I just visited the website of a local bookstore. The website is a horrible mishmash of 90s-era animated GIFs and the like, but they do have a little search box at the top so that you can search their inventory. I typed in the name of the book I’m looking for and got the following result:

Great job, guys.

If I come across a website like that, I assume it hasn’t been altered one bit in years and that the business may, in fact, have gone under or at least is one of those mysterious businesses that seems to be closed every time you go by.

As others have said, give me that over a splash page that launches a full-screen pop-up window that takes 10 seconds displaying a “loading” bar before playing a Flash animation that leads to a page with no actual selectable text on it etc etc etc any day!

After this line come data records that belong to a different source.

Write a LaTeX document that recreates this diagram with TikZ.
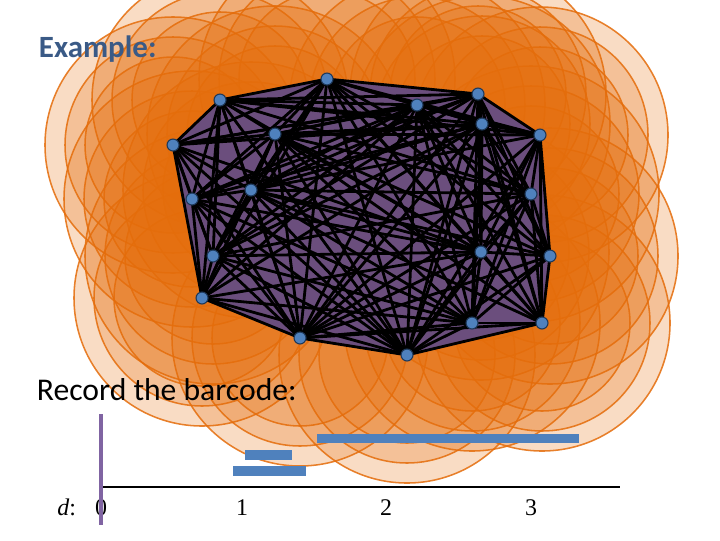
\documentclass[tikz,border=0pt]{standalone}
\usepackage{fontspec}
\setmainfont{Carlito}
\newfontfamily\numfont{Liberation Serif}
\usetikzlibrary{positioning}
\definecolor{diskorange}{HTML}{E46C0A}
\definecolor{hullpurple}{HTML}{6B4E7D}
\definecolor{dotblue}{HTML}{4F81BD}
\definecolor{dotrim}{HTML}{1F3A5C}
\definecolor{titleblue}{HTML}{3A5A86}
\definecolor{axispurple}{HTML}{8064A2}

\begin{document}
\begin{tikzpicture}[x=0.025cm,y=-0.025cm,
  disk/.style={fill=diskorange,fill opacity=0.24,draw=diskorange,draw opacity=0.85,line width=1.1pt},
  edge/.style={line width=2pt,black},
  dot/.style={circle,fill=dotblue,draw=dotrim,line width=0.8pt,minimum size=8.5pt,inner sep=0pt},
  bar/.style={fill=dotblue},
  tick/.style={font=\numfont\fontsize{17}{17}\selectfont,anchor=base}]
\useasboundingbox (0,0) rectangle (720,540);
\def\xs{{327,220,417,478,482,540,173,275,192,251,531,213,481,550,202,300,407,472,542}}
\def\ys{{79,100,105,94,124,135,145,134,199,190,194,256,252,256,298,338,355,323,323}}
\foreach \n in {1,...,19}{
  \pgfmathtruncatemacro\a{\n-1}
  \pgfmathsetmacro\px{\xs[\a]}\pgfmathsetmacro\py{\ys[\a]}
  \coordinate (p\n) at (\px,\py);}
% growing balls
\foreach \r in {128,108,88}
  \foreach \n in {1,...,19} \path[disk] (p\n) circle[radius=\r];
\fill[hullpurple] (p7)--(p2)--(p1)--(p4)--(p6)--(p14)--(p19)--(p17)--(p16)--(p15)--cycle;
% edges of the complex
\foreach \i in {1,...,18}{
  \pgfmathtruncatemacro\k{\i+1}
  \foreach \j in {\k,...,19}{
    \pgfmathtruncatemacro\a{\i-1}\pgfmathtruncatemacro\b{\j-1}
    \pgfmathsetmacro\d{veclen(\xs[\a]-\xs[\b],\ys[\a]-\ys[\b])}
    \ifdim\d pt<330pt \draw[edge] (p\i)--(p\j); \fi}}
\foreach \n in {1,...,19} \node[dot] (v\n) at (p\n) {};
\node[anchor=base west,font=\bfseries\fontsize{22}{24}\selectfont,text=titleblue] (title) at (34,57) {Example:};
\node[anchor=base west,font=\fontsize{22.5}{26}\selectfont] (rec) at (32,400) {Record the barcode:};
% barcode
\fill[bar] (317,434) rectangle (579,443);
\fill[bar] (245,450) rectangle (292,460);
\fill[bar] (233,466) rectangle (306,476);
\coordinate (o) at (101,487); \coordinate (dmax) at (620,487);
\draw[line width=2pt] (o)--(dmax);
\foreach \v/\x in {0/101,1/242,2/386,3/531} \node[tick] (t\v) at (\x,515) {\v};
\node[tick,anchor=base east] (dlab) at (81,515) {\textit{d}:};
\coordinate (ztop) at (101,414); \coordinate (zbot) at (101,525);
\draw[axispurple,line width=2.6pt] (ztop)--(zbot);
\end{tikzpicture}
\end{document}
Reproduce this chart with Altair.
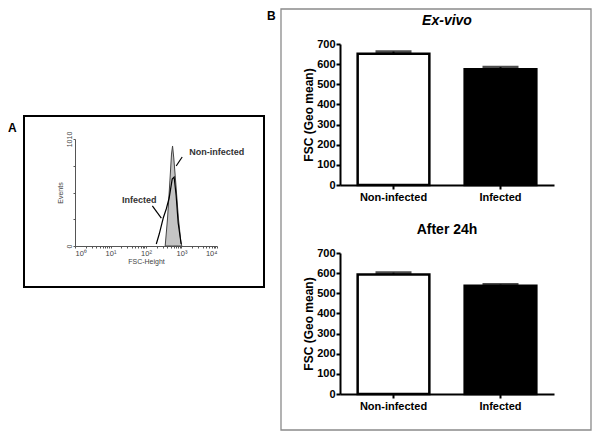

The only thing that irritates me about it is the way they spell web as WEB as if it were an acronym. (FAX is another one that gets the clueless ALL CAPS treatment most of the time…)

Repeat after me, folks…

  • The internet is a distraction from Real Business.
  • The internet is a toy.
  • The internet is something edumacated con artists will try to sell you.
  • The internet will cause your identity to be stolen and all manner of depravity posted in your name.
  • Even if all the above are not true, the internet is a dead business that collapsed around 2000 with that thing they call the dot-com boom, while the real world went on doing business by phone, mail and fax.

The whole site was worth it for this photo… http://fabricland.co.uk/borednow.jpg

Another problem with restaurants that have money: They try too hard to recreate the vibe of their brick-and-mortar location, and end up having a totally annoying site, like this. (Warning: music, annoyances)
There was actually a Slate article about this earlier this year: Why Are Restaurant Websites So Horrifically Bad?

No.

This is exactly the article I was thinking about. It’s amazing how many higher-end restaurants use these Flash abominations, play music, etc.